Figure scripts
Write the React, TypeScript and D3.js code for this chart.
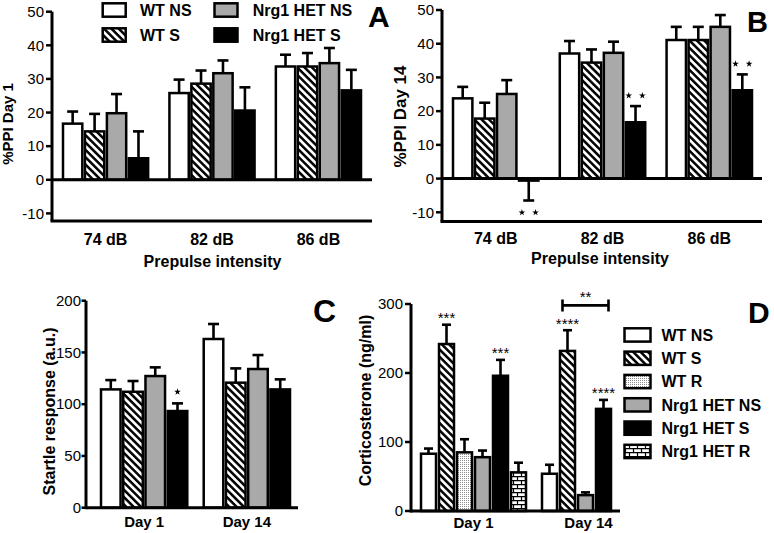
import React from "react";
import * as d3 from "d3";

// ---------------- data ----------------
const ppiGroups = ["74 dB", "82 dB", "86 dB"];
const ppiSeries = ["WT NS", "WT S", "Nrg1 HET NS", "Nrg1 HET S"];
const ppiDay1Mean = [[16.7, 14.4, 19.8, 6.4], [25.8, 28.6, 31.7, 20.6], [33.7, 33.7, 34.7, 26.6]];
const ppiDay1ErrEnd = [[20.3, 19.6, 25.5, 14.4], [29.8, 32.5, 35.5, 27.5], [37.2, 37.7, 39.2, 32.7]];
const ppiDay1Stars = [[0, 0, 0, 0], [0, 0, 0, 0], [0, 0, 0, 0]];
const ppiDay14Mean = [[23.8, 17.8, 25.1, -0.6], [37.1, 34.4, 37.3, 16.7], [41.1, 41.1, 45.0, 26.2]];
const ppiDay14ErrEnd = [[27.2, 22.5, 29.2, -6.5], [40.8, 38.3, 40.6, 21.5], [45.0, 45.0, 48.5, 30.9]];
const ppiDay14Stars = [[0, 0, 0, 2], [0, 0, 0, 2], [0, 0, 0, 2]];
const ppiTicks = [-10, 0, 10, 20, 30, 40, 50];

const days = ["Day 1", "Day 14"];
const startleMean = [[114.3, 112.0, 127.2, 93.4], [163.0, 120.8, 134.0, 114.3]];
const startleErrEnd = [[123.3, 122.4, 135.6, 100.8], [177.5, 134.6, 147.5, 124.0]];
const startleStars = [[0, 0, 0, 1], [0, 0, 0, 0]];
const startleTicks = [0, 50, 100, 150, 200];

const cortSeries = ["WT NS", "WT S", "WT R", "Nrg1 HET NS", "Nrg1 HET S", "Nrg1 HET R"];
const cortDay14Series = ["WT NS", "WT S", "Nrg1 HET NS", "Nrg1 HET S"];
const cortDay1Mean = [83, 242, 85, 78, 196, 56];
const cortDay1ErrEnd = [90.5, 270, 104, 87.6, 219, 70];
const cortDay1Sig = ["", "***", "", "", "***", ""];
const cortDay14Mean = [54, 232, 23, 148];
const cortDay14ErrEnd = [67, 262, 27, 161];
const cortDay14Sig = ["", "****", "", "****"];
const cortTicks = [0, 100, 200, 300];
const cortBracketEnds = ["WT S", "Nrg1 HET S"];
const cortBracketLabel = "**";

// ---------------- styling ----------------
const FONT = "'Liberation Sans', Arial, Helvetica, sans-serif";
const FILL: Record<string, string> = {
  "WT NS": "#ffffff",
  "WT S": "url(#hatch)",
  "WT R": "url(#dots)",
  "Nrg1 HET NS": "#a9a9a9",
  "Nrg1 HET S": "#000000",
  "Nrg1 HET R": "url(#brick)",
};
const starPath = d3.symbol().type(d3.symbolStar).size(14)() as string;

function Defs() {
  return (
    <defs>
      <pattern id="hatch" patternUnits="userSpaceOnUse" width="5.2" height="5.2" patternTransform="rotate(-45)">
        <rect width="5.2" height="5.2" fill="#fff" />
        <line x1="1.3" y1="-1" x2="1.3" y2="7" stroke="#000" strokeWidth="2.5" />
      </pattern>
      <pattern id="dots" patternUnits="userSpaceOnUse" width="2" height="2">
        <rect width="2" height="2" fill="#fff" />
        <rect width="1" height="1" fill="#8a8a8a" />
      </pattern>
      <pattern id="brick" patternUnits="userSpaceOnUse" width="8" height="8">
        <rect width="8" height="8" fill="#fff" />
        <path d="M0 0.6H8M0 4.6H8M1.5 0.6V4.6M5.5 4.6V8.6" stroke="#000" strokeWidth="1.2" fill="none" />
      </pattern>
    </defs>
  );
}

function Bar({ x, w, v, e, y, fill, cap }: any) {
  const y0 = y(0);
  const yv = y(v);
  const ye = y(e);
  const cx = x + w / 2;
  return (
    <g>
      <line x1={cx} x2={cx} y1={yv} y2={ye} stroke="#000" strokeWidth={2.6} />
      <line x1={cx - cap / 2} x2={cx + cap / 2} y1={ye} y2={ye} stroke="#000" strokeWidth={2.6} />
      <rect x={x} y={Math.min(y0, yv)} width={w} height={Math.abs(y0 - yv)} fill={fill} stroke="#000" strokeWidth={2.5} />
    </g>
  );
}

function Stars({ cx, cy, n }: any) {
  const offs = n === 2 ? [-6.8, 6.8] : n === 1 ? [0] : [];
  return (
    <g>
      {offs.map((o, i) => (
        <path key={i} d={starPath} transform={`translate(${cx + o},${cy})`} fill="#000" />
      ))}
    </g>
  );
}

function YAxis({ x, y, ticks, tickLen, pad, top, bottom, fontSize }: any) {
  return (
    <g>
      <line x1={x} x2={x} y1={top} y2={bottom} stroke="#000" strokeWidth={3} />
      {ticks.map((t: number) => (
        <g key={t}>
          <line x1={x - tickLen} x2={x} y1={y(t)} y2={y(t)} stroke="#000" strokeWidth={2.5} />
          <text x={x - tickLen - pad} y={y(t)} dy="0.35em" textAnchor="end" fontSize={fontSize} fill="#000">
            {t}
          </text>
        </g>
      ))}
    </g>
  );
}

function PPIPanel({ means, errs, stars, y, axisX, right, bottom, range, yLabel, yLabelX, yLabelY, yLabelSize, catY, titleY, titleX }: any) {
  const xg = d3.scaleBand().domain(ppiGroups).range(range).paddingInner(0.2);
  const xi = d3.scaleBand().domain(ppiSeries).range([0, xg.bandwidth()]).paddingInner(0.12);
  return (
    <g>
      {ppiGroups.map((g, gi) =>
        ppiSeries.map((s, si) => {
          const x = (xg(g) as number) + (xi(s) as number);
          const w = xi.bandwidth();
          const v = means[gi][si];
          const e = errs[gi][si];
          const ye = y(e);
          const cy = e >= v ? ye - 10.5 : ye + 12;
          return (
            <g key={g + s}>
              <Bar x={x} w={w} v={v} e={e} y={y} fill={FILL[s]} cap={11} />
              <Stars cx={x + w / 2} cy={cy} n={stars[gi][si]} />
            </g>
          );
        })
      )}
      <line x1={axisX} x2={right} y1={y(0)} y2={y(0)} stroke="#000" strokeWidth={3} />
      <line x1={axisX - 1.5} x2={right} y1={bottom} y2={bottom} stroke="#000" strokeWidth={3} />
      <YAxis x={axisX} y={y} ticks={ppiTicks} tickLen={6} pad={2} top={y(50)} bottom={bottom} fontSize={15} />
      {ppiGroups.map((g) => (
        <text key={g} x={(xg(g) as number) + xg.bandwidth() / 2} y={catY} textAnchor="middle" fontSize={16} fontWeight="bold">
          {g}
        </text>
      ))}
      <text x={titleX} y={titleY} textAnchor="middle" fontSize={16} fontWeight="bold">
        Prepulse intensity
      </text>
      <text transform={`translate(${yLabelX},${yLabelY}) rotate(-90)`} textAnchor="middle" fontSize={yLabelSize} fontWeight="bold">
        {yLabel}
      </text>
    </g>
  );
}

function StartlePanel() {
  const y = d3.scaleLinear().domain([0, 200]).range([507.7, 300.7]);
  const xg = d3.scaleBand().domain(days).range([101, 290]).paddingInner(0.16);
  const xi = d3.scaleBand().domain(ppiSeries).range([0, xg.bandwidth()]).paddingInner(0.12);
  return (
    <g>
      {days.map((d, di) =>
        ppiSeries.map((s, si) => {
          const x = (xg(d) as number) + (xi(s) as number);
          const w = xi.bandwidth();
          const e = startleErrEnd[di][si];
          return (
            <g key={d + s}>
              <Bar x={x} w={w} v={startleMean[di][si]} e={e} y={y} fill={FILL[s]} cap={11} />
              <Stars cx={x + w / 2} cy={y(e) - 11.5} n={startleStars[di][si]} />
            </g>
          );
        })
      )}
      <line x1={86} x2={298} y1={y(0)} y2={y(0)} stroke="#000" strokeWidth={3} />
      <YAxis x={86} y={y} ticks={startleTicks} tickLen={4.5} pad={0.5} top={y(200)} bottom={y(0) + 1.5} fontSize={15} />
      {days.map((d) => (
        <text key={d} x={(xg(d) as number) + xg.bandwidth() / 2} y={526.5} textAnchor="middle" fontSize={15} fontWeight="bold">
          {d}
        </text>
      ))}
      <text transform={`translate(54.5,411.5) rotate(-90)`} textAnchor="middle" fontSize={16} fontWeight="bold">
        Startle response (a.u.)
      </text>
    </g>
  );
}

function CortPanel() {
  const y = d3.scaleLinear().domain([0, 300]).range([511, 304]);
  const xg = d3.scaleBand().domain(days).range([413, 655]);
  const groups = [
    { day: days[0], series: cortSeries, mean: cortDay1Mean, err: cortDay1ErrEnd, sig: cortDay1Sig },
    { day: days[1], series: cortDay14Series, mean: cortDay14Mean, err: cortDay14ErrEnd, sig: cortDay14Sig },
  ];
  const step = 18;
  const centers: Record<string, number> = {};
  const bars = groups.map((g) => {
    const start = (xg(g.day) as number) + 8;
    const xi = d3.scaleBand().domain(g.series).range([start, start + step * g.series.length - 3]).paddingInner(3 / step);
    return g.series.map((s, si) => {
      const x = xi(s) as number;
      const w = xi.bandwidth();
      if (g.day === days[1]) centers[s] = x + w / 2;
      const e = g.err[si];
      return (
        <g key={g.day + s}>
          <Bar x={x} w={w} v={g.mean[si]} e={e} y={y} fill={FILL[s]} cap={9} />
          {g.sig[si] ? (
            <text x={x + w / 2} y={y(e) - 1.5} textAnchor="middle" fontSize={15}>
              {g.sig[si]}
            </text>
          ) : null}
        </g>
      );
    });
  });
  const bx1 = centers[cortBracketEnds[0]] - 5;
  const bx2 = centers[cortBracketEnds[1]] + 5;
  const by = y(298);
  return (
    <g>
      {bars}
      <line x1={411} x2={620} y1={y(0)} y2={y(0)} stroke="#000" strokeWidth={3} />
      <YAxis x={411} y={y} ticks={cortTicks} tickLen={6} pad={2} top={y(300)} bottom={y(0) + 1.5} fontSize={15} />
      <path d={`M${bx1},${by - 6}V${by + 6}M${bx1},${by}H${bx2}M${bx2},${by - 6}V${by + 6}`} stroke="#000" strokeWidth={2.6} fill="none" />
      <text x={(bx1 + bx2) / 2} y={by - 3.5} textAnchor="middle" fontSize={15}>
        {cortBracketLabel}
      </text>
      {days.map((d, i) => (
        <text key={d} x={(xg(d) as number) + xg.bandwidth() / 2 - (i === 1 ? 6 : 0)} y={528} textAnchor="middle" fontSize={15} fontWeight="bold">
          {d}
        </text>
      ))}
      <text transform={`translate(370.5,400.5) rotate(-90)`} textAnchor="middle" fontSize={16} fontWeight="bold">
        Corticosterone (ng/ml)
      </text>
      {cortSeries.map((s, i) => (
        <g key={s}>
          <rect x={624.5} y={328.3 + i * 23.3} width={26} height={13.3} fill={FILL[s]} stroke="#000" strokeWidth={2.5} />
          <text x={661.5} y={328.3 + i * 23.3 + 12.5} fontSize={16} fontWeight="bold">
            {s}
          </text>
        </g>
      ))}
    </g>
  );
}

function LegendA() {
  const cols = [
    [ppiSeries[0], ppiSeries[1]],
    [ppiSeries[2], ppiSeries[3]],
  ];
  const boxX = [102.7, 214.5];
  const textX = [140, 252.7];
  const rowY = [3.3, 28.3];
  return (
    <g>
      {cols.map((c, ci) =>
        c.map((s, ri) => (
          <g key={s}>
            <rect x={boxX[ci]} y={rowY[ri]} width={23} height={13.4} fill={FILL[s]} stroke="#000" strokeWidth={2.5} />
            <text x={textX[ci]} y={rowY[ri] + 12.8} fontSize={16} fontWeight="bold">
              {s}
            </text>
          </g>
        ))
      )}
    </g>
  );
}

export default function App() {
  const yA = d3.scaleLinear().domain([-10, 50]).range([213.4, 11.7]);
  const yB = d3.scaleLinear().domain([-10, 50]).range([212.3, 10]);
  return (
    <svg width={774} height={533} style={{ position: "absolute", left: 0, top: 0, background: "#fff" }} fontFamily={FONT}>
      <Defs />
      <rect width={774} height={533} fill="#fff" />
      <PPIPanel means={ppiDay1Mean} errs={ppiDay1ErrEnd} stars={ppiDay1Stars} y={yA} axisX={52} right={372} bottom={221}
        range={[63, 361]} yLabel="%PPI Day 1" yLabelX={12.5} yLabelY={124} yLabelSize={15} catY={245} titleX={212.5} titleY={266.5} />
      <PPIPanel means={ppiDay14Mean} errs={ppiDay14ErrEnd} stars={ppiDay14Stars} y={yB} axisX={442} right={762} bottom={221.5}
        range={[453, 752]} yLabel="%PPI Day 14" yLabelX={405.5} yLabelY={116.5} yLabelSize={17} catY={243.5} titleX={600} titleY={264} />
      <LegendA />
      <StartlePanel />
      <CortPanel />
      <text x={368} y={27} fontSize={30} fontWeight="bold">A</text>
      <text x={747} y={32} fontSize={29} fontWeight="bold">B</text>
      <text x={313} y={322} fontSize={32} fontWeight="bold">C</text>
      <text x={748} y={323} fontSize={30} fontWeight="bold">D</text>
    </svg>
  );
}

---

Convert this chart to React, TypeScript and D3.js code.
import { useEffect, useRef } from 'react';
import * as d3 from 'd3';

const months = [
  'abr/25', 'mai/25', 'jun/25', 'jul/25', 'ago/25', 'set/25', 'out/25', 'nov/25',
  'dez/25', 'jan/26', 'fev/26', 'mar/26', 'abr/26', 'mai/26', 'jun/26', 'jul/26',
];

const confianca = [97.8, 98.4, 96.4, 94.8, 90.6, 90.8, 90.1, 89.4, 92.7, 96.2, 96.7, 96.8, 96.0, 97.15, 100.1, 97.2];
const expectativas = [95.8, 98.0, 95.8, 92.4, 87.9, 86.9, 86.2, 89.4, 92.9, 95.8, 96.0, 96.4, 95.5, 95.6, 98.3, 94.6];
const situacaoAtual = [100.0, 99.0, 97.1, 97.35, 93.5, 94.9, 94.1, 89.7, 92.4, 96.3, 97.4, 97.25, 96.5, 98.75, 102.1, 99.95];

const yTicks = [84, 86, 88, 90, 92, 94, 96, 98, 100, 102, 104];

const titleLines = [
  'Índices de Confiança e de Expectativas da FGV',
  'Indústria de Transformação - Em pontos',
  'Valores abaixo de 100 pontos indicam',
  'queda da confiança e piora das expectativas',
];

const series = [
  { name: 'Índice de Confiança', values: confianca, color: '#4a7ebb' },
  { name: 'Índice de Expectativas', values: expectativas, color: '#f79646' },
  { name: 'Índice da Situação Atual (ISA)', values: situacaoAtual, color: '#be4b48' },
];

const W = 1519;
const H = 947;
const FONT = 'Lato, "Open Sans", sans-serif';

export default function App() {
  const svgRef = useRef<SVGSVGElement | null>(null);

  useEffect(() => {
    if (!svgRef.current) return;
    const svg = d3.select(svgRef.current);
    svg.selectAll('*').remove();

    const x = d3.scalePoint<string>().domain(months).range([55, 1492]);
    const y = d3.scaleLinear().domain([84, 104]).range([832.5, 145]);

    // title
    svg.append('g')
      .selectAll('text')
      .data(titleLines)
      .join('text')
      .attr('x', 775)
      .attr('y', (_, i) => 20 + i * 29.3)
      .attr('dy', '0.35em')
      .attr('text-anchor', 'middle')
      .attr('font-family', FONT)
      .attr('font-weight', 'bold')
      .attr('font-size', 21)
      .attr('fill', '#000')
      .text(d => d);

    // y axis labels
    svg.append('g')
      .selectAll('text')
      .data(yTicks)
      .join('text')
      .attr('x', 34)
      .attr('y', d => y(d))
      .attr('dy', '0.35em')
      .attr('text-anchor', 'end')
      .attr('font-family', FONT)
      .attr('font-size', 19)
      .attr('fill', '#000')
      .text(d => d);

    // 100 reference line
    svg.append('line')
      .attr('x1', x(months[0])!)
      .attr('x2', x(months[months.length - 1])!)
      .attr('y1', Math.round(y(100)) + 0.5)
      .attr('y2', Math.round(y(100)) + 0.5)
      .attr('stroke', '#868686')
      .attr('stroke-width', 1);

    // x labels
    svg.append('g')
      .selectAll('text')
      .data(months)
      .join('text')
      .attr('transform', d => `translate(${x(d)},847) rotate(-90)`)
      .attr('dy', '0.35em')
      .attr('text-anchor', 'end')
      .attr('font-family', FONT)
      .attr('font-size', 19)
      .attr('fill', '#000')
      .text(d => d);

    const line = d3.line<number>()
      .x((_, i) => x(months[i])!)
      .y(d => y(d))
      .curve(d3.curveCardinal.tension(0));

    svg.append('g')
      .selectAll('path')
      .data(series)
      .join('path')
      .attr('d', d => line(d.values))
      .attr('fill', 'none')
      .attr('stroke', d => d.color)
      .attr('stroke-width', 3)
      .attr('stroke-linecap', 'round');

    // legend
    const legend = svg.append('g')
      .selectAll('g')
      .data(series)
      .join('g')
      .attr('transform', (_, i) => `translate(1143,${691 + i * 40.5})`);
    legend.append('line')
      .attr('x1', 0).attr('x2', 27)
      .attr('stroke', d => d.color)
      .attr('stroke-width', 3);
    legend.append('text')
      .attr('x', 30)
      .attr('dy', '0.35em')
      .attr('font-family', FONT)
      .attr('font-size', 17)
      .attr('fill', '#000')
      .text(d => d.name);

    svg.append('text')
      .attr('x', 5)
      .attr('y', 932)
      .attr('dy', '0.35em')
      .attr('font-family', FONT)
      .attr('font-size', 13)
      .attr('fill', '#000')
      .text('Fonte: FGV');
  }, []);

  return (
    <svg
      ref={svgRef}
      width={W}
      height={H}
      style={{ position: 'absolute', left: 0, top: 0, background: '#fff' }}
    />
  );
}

--

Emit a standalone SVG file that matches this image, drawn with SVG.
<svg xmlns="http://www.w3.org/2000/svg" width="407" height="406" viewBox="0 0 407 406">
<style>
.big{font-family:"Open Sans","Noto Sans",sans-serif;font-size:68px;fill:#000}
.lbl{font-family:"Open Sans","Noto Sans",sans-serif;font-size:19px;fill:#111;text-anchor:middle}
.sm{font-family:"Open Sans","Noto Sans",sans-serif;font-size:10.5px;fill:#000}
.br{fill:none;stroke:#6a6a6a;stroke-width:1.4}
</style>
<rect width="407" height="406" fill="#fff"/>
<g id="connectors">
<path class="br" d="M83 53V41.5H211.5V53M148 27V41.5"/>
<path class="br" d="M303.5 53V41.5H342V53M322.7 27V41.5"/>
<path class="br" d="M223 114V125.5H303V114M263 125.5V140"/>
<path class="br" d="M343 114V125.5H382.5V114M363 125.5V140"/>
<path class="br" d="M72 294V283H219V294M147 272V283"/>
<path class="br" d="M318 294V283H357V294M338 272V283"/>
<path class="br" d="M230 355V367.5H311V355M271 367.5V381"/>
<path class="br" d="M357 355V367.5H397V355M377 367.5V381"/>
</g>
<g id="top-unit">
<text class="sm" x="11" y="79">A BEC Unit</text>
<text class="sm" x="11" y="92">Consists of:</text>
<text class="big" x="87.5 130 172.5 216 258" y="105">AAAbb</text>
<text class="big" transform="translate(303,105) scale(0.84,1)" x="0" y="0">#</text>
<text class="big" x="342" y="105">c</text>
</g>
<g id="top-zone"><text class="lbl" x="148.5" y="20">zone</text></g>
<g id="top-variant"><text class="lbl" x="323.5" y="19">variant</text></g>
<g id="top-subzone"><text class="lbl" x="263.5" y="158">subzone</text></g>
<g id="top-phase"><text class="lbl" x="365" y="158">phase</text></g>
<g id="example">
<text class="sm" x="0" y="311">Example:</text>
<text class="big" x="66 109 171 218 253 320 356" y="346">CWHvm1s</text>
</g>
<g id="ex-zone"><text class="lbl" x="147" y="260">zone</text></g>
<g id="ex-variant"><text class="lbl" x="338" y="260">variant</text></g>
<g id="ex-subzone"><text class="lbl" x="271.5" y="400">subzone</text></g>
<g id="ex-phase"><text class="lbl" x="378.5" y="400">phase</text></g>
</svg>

• [Instructions to follow] Copy each line from the records above that includes the string "TypeScript".

• [Result for this exercise]
Write the React, TypeScript and D3.js code for this chart.
Convert this chart to React, TypeScript and D3.js code.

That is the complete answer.